§ **Goal of the exercise**: Count how many lines of the material hold "standalone". Respond with that number alone.

§ **Provided data**:
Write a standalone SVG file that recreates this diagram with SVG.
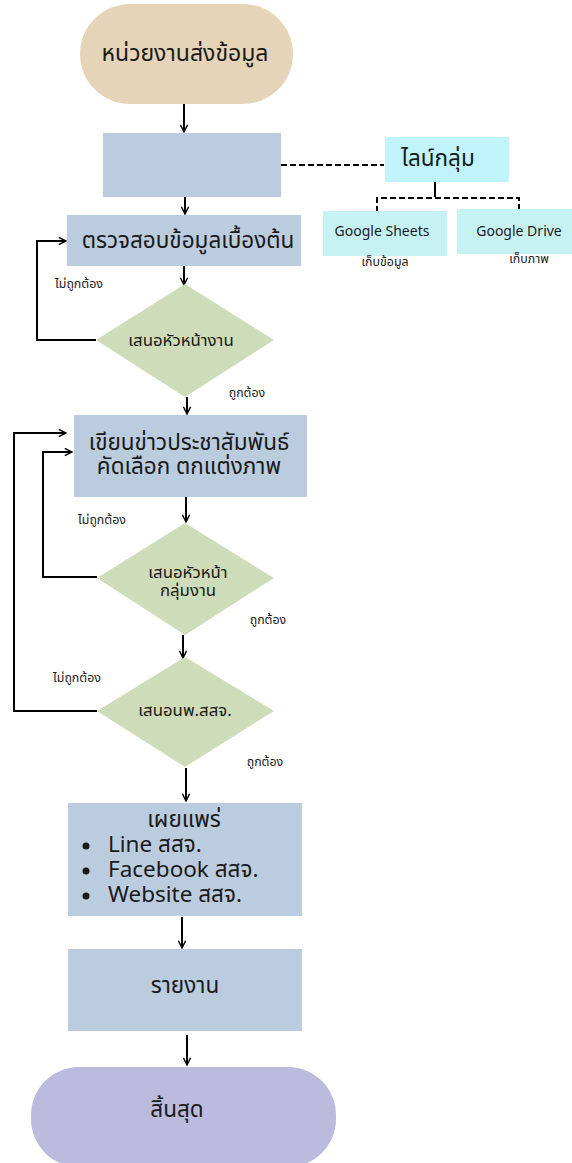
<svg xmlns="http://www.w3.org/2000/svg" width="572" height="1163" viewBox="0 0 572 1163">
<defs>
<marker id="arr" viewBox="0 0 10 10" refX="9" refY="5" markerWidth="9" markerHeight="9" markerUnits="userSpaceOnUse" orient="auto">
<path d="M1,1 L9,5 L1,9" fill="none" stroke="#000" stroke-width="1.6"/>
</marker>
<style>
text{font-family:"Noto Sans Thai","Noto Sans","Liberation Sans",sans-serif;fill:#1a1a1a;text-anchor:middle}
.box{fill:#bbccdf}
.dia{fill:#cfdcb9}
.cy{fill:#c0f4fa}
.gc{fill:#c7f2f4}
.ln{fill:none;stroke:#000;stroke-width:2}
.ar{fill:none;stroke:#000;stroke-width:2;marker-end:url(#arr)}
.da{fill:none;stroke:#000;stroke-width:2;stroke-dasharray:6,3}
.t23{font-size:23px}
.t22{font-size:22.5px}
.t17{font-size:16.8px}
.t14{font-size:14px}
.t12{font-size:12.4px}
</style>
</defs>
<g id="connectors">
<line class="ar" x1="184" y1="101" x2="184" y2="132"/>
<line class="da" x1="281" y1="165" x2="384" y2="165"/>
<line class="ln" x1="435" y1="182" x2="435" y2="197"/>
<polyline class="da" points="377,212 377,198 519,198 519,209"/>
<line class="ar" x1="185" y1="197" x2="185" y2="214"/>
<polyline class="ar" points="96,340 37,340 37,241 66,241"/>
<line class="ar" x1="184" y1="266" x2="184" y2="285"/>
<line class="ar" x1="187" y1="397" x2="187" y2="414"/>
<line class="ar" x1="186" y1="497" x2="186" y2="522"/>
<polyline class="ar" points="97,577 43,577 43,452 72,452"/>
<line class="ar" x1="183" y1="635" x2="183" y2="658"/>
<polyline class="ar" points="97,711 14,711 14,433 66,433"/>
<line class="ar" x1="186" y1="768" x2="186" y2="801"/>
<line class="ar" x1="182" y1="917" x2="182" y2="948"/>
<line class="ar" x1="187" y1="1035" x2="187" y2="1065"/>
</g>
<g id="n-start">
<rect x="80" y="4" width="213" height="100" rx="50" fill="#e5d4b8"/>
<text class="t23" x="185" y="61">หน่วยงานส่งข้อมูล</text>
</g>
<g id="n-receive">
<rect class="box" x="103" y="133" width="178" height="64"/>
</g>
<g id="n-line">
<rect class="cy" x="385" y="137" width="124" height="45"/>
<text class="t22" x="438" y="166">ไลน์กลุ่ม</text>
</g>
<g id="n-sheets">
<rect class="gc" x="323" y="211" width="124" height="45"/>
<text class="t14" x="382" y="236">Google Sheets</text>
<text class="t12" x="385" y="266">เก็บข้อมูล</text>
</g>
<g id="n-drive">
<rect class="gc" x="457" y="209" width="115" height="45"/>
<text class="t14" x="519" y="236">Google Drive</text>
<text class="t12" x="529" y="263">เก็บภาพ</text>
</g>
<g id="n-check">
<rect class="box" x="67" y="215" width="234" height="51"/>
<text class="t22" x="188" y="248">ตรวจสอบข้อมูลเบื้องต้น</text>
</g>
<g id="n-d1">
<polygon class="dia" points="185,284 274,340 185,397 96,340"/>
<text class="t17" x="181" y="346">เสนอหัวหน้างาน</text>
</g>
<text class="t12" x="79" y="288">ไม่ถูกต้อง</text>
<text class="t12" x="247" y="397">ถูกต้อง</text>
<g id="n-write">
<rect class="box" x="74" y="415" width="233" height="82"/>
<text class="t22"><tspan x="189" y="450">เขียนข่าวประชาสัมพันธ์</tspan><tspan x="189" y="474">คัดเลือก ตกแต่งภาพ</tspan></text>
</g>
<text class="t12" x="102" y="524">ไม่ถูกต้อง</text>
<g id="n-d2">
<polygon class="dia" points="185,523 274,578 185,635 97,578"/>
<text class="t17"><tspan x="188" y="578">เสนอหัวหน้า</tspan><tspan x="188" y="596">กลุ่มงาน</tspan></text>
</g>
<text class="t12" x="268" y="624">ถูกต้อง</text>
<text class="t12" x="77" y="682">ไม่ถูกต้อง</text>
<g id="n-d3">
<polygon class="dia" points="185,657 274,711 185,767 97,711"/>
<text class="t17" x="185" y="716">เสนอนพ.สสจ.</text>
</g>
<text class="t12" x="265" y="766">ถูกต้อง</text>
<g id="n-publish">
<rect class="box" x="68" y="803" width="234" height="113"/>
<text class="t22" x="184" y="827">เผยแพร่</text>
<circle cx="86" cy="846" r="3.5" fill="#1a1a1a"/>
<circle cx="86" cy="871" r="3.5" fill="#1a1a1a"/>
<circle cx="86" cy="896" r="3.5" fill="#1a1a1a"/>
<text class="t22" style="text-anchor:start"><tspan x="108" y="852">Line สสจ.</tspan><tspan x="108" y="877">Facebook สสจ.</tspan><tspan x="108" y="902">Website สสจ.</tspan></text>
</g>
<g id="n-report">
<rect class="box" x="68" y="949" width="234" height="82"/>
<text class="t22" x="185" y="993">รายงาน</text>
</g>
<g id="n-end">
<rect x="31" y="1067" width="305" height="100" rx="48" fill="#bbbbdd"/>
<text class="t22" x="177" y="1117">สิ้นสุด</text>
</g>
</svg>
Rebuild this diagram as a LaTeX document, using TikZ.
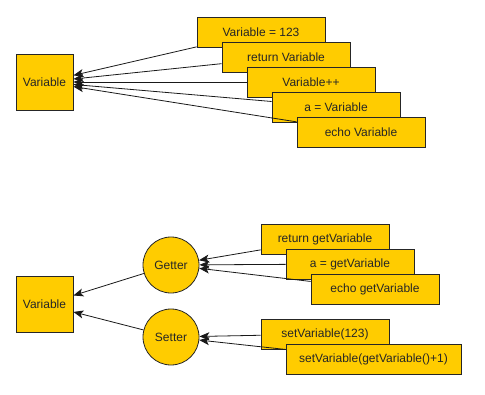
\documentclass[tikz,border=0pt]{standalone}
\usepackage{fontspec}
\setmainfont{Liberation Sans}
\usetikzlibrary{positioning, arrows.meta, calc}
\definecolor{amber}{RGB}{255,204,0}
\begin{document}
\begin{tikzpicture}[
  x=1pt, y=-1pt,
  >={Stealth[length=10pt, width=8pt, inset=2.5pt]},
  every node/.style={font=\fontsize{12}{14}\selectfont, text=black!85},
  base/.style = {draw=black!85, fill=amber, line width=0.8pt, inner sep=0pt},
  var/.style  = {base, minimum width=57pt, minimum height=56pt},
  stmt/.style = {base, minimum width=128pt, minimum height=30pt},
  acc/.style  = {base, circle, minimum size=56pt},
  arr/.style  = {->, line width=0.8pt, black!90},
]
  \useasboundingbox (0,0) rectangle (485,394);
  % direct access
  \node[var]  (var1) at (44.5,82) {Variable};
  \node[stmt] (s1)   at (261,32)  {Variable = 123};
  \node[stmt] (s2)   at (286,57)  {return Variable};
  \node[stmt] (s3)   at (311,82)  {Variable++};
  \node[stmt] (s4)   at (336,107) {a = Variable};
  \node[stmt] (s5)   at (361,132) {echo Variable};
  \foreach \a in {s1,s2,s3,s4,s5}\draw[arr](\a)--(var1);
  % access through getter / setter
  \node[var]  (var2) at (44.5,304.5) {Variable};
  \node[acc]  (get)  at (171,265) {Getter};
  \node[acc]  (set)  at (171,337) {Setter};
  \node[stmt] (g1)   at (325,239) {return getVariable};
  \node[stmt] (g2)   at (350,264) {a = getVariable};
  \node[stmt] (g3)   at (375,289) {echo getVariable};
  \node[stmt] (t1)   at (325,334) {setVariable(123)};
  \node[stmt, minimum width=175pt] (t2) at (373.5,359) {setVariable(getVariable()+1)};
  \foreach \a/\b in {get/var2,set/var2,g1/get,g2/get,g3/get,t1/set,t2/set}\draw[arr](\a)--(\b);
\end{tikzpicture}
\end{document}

§ **Full response**: 2